El chef Flavio Solórzano, dedicado con pasión en los últimos años a investigar este postre tan temperamental, cuenta que hay varias teorías sobre su origen, como por ejemplo aquella que le otorga raíces moriscas; otros anotan que la palabra proviene de “terrón” y trata de representar a la tierra en sus capas; y hay una, a la que más se aferra, que indica que en castellano antiguo significa tostar, la clave para potenciar sabores: tostar las especias, incluso las de la miel y la harina de la masa. El turrón indicado será aquel que no tenga un color amarillo naranja descontrolado; en el que aquella bestia indomable llamada miel de frutas mantenga una densidad correcta en la capa superior sin venirse abajo en abundancia ni dispare amargores; aquel que un tenedor trinche firme, pero suave, que no atraviese la masa tan rápidamente, pero tampoco tan lento; y el que en boca logre en conjunción crocante, una amalgama en la que se distingan texturas y se puedan morder. Hay que recordar que la masa del turrón es salada y el dulce lo da la miel, una con tintes ácidos, los suficientes como para que después de cada bocado se limpie el paladar y se siga con el siguiente, uno tras otro, y otro. Y uno más. Hasta que sin saber cómo, ni cuándo, ni por qué, nos bajamos un kilo.

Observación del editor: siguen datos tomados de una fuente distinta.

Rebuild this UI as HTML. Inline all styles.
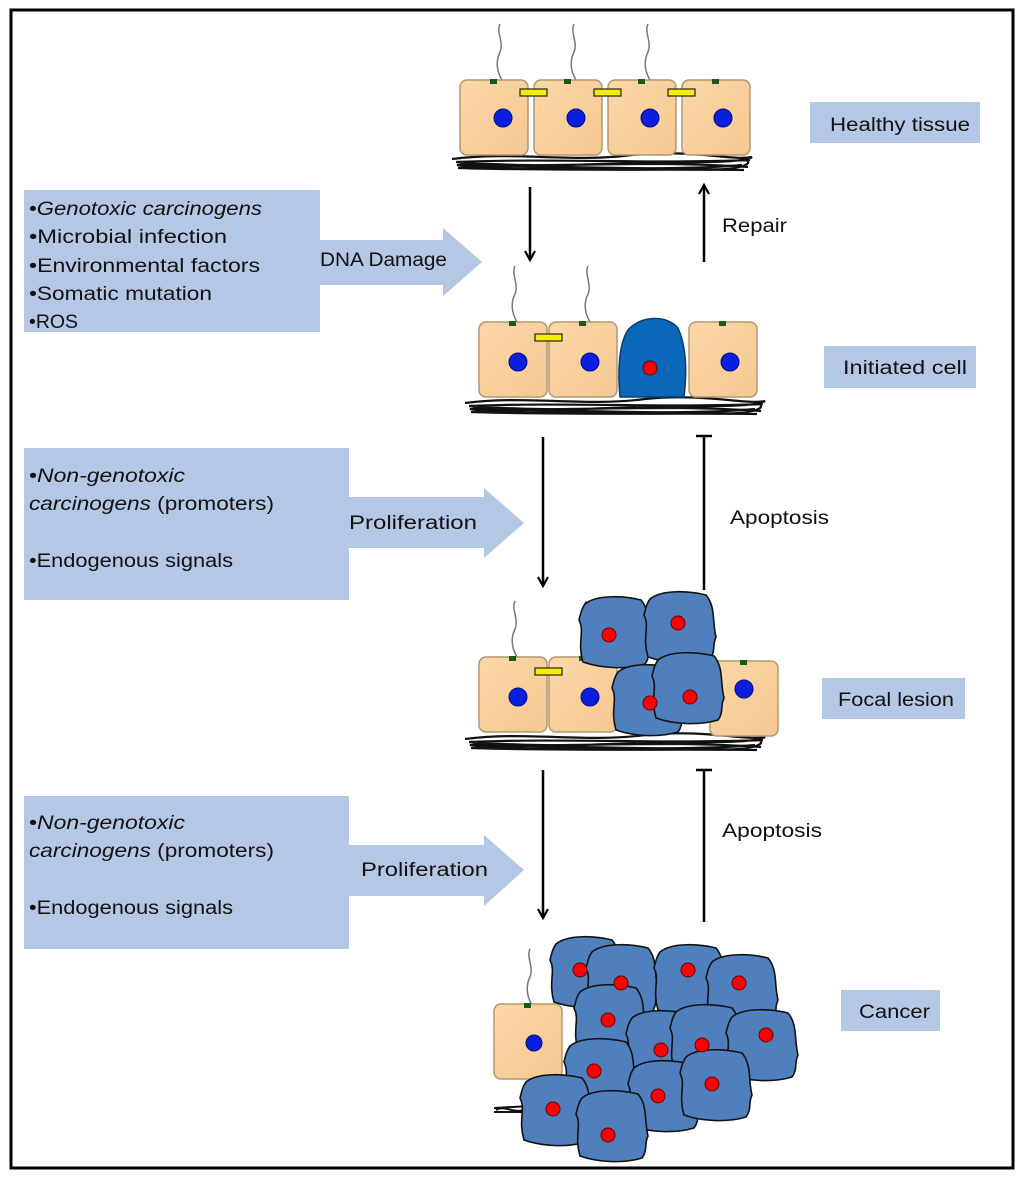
<!DOCTYPE html>
<html><head><meta charset="utf-8"><style>
body{margin:0;background:#fff;}
svg{display:block;font-family:"Liberation Sans",sans-serif;}
</style></head><body>
<svg width="1024" height="1180" viewBox="0 0 1024 1180" xmlns="http://www.w3.org/2000/svg">
<defs>
<linearGradient id="tg" x1="0" y1="0" x2="1" y2="1"><stop offset="0" stop-color="#fcd7a8"/><stop offset="1" stop-color="#f5c891"/></linearGradient>
<symbol id="cell" overflow="visible">
<rect x="0" y="0" width="68" height="75" rx="7" fill="url(#tg)" stroke="#b39770" stroke-width="1.5"/>
<rect x="30" y="-1" width="7" height="5" fill="#1c5a1c"/>
</symbol>
<symbol id="cil" overflow="visible">
<path d="M0,0 C-6,-10 -6,-20 -2,-28 C2,-38 -6,-48 -2,-56" fill="none" stroke="#777" stroke-width="1.5"/>
</symbol>
<symbol id="blob" overflow="visible">
<path d="M-30,-28 C-18,-38 10,-36 26,-32 C36,-20 32,-5 36,10 C32,18 36,24 30,32 C10,38 -15,36 -32,30 C-38,10 -30,0 -36,-12 C-34,-20 -33,-24 -30,-28 Z" fill="#4f7fbd" stroke="#111" stroke-width="1.6"/>
</symbol>
<symbol id="mem" overflow="visible">
<path d="M0,4 C60,-4 120,8 180,0 C240,-6 280,6 300,2 C290,10 200,6 120,10 C60,12 20,6 5,10 C40,16 150,12 250,14 C290,16 300,8 295,6 M10,12 C80,8 200,18 290,10 M4,7 C100,3 200,9 298,5 M8,9 C100,13 200,5 296,12 M6,13 C100,16 200,14 292,15" fill="none" stroke="#111" stroke-width="2.2"/>
</symbol>
<marker id="ah" markerWidth="12" markerHeight="12" refX="10" refY="6" orient="auto" markerUnits="userSpaceOnUse"><path d="M1,1 L10,6 L1,11" fill="none" stroke="#000" stroke-width="2.2"/></marker>
</defs>
<rect x="11" y="10" width="1002" height="1158" fill="#fff" stroke="#000" stroke-width="3"/>

<g fill="#b4c7e4">
<rect x="24" y="190" width="296" height="142"/>
<path d="M320,240 L443,240 L443,228 L482,262 L443,296 L443,285 L320,285 Z"/>
<rect x="24" y="448" width="325" height="152"/>
<path d="M349,497 L484,497 L484,488 L524,523 L484,558 L484,548 L349,548 Z"/>
<rect x="24" y="796" width="325" height="153"/>
<path d="M349,845 L484,845 L484,835 L524,870 L484,906 L484,896 L349,896 Z"/>
<rect x="810" y="102" width="170" height="41"/>
<rect x="824" y="346" width="152" height="42"/>
<rect x="822" y="678" width="143" height="41"/>
<rect x="841" y="990" width="99" height="41"/>
</g>
<g font-size="19" fill="#111" lengthAdjust="spacingAndGlyphs">
<text x="29" y="215" textLength="233" lengthAdjust="spacingAndGlyphs">•<tspan font-style="italic">Genotoxic carcinogens</tspan></text>
<text x="29" y="243" textLength="198" lengthAdjust="spacingAndGlyphs">•Microbial infection</text>
<text x="29" y="272" textLength="231" lengthAdjust="spacingAndGlyphs">•Environmental factors</text>
<text x="29" y="300" textLength="183" lengthAdjust="spacingAndGlyphs">•Somatic mutation</text>
<text x="29" y="328" textLength="49" lengthAdjust="spacingAndGlyphs">•ROS</text>
<text x="320" y="266" textLength="127" lengthAdjust="spacingAndGlyphs">DNA Damage</text>
<text x="29" y="482" textLength="156" lengthAdjust="spacingAndGlyphs">•<tspan font-style="italic">Non-genotoxic</tspan></text>
<text x="29" y="510" textLength="245" lengthAdjust="spacingAndGlyphs"><tspan font-style="italic">carcinogens</tspan> (promoters)</text>
<text x="29" y="567" textLength="204" lengthAdjust="spacingAndGlyphs">•Endogenous signals</text>
<text x="349" y="529" textLength="128" lengthAdjust="spacingAndGlyphs">Proliferation</text>
<text x="29" y="829" textLength="156" lengthAdjust="spacingAndGlyphs">•<tspan font-style="italic">Non-genotoxic</tspan></text>
<text x="29" y="857" textLength="245" lengthAdjust="spacingAndGlyphs"><tspan font-style="italic">carcinogens</tspan> (promoters)</text>
<text x="29" y="914" textLength="204" lengthAdjust="spacingAndGlyphs">•Endogenous signals</text>
<text x="361" y="876" textLength="127" lengthAdjust="spacingAndGlyphs">Proliferation</text>
<text x="830" y="131" textLength="140" lengthAdjust="spacingAndGlyphs">Healthy tissue</text>
<text x="843" y="374" textLength="124" lengthAdjust="spacingAndGlyphs">Initiated cell</text>
<text x="838" y="706" textLength="116" lengthAdjust="spacingAndGlyphs">Focal lesion</text>
<text x="859" y="1018" textLength="71" lengthAdjust="spacingAndGlyphs">Cancer</text>
<text x="722" y="232" textLength="65" lengthAdjust="spacingAndGlyphs">Repair</text>
<text x="730" y="524" textLength="99" lengthAdjust="spacingAndGlyphs">Apoptosis</text>
<text x="722" y="837" textLength="100" lengthAdjust="spacingAndGlyphs">Apoptosis</text>
</g>

<g stroke="#000" stroke-width="2.5" fill="none">
<line x1="530" y1="187" x2="530" y2="260" marker-end="url(#ah)"/>
<line x1="704" y1="262" x2="704" y2="185" marker-end="url(#ah)"/>
<line x1="543" y1="437" x2="543" y2="586" marker-end="url(#ah)"/>
<line x1="704" y1="590" x2="704" y2="436"/><line x1="696" y1="436" x2="712" y2="436"/>
<line x1="543" y1="770" x2="543" y2="918" marker-end="url(#ah)"/>
<line x1="704" y1="922" x2="704" y2="770"/><line x1="696" y1="770" x2="712" y2="770"/>
</g>

<use href="#mem" x="452" y="155"/>
<use href="#cil" x="502" y="80"/><use href="#cil" x="576" y="80"/><use href="#cil" x="650" y="80"/>
<use href="#cell" x="460" y="80"/><use href="#cell" x="534" y="80"/><use href="#cell" x="608" y="80"/><use href="#cell" x="682" y="80"/>
<g fill="#0a1ee0" stroke="#001080"><circle cx="503" cy="118" r="9"/><circle cx="576" cy="118" r="9"/><circle cx="650" cy="118" r="9"/><circle cx="723" cy="118" r="9"/></g>
<g fill="#f5ee00" stroke="#222" stroke-width="1.2"><rect x="520" y="89" width="27" height="7"/><rect x="594" y="89" width="27" height="7"/><rect x="668" y="89" width="27" height="7"/></g>

<use href="#mem" x="465" y="399"/>
<use href="#cil" x="517" y="322"/><use href="#cil" x="590" y="322"/>
<use href="#cell" x="479" y="322"/><use href="#cell" x="549" y="322"/><use href="#cell" x="689" y="322"/>
<path d="M628,330 C640,316 666,314 678,328 C688,350 686,380 684,397 L620,397 C618,375 618,345 628,330 Z" fill="#0b67b8" stroke="#083a70" stroke-width="1.5"/>
<g fill="#0a1ee0" stroke="#001080"><circle cx="518" cy="362" r="9"/><circle cx="590" cy="362" r="9"/><circle cx="730" cy="362" r="9"/></g>
<circle cx="650" cy="368" r="7" fill="#f00" stroke="#600"/>
<rect x="535" y="334" width="27" height="7" fill="#f5ee00" stroke="#222" stroke-width="1.2"/>

<use href="#mem" x="465" y="735"/>
<use href="#cil" x="517" y="657"/><use href="#cil" x="588" y="657"/>
<use href="#cell" x="479" y="657"/><use href="#cell" x="549" y="657"/><use href="#cell" x="710" y="661"/>
<use href="#blob" x="615" y="632"/><use href="#blob" x="680" y="627"/><use href="#blob" x="648" y="700"/><use href="#blob" x="688" y="688"/>
<g fill="#f00" stroke="#600"><circle cx="609" cy="635" r="7"/><circle cx="678" cy="623" r="7"/><circle cx="650" cy="703" r="7"/><circle cx="690" cy="697" r="7"/></g>
<g fill="#0a1ee0" stroke="#001080"><circle cx="518" cy="697" r="9"/><circle cx="590" cy="697" r="9"/><circle cx="744" cy="689" r="9"/></g>
<rect x="535" y="668" width="27" height="7" fill="#f5ee00" stroke="#222" stroke-width="1.2"/>

<path d="M494,1108 L530,1106 M494,1112 L530,1112 M496,1110 C505,1104 515,1116 528,1108" stroke="#111" stroke-width="2" fill="none"/>
<use href="#cil" x="532" y="1005"/>
<use href="#cell" x="494" y="1004"/>
<circle cx="534" cy="1043" r="8" fill="#0a1ee0" stroke="#001080"/>
<g>
<use href="#blob" x="586" y="972"/><use href="#blob" x="622" y="980"/>
<use href="#blob" x="610" y="1020"/><use href="#blob" x="690" y="980"/><use href="#blob" x="742" y="990"/>
<use href="#blob" x="662" y="1046"/><use href="#blob" x="706" y="1040"/><use href="#blob" x="762" y="1045"/>
<use href="#blob" x="600" y="1074"/><use href="#blob" x="664" y="1096"/><use href="#blob" x="716" y="1085"/>
<use href="#blob" x="556" y="1110"/><use href="#blob" x="612" y="1126"/>
</g>
<g fill="#f00" stroke="#600">
<circle cx="580" cy="970" r="7"/><circle cx="621" cy="983" r="7"/><circle cx="688" cy="970" r="7"/><circle cx="739" cy="983" r="7"/>
<circle cx="608" cy="1020" r="7"/><circle cx="661" cy="1050" r="7"/><circle cx="702" cy="1045" r="7"/><circle cx="766" cy="1035" r="7"/>
<circle cx="594" cy="1071" r="7"/><circle cx="658" cy="1096" r="7"/><circle cx="712" cy="1084" r="7"/><circle cx="553" cy="1109" r="7"/><circle cx="608" cy="1135" r="7"/>
</g>
</svg>
</body></html>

Así que el control también es la clave en esta relación. Que octubre no nos conduzca al desastre. Mientras tanto, y como no los voy a dejar sin decirles cuáles comprar, pues de lo poco que pude probar hasta el momento van (sí, sí, seguro me va a faltar el que solo ustedes conocen y resulta es el mejor, pero vamos, síganme la cuerda que es un humilde aporte). El que nunca falla, el de Tanta, versión revisada durante años por la pastelera Astrid Gutsche. El histórico, el del Señorío de Sulco de Flavio Solórzano, que más se asemeja a lo que sería la receta original. La joven revelación, el de la Teoría de los 6 Cafés de la repostera Alessandra Ribeyro, que el año pasado logró un estreno de campeonato entrando de saque al top cinco en todas las pruebas que hicimos. El de toda la vida, el de Italo, cuyas planchas desprenden esos aromas de recién horneado allá en su entrañable cafetería de Magdalena. El que si se consiguen la hacen, el del Club Nacional, que solo le venden a los socios, pero es el turrón más traficado de Lima y seguro alguien se los puede conseguir. Y el de mi abuelo, al que regresé hace una semana, aprovechando que se agradece siempre al Cristo Morado de paso se endulza la tarde en este huarique panadero al que me llevaban desde pequeña y queda en la cuadra cuatro de Huancavelica. Cola corta y veloz y turrón que sale como cancha en cajas de kilo y medio kilo. Del año pasado a este, el turrón de la Panadería Nazarenas recuperó su encanto (no sé si es porque fui en setiembre y no hay tanto alboroto): la masa consistente, crocante, la miel en su punto y no muchas grageas, como me gusta. Repetimos un bocado que desata el recuerdo. Vayan.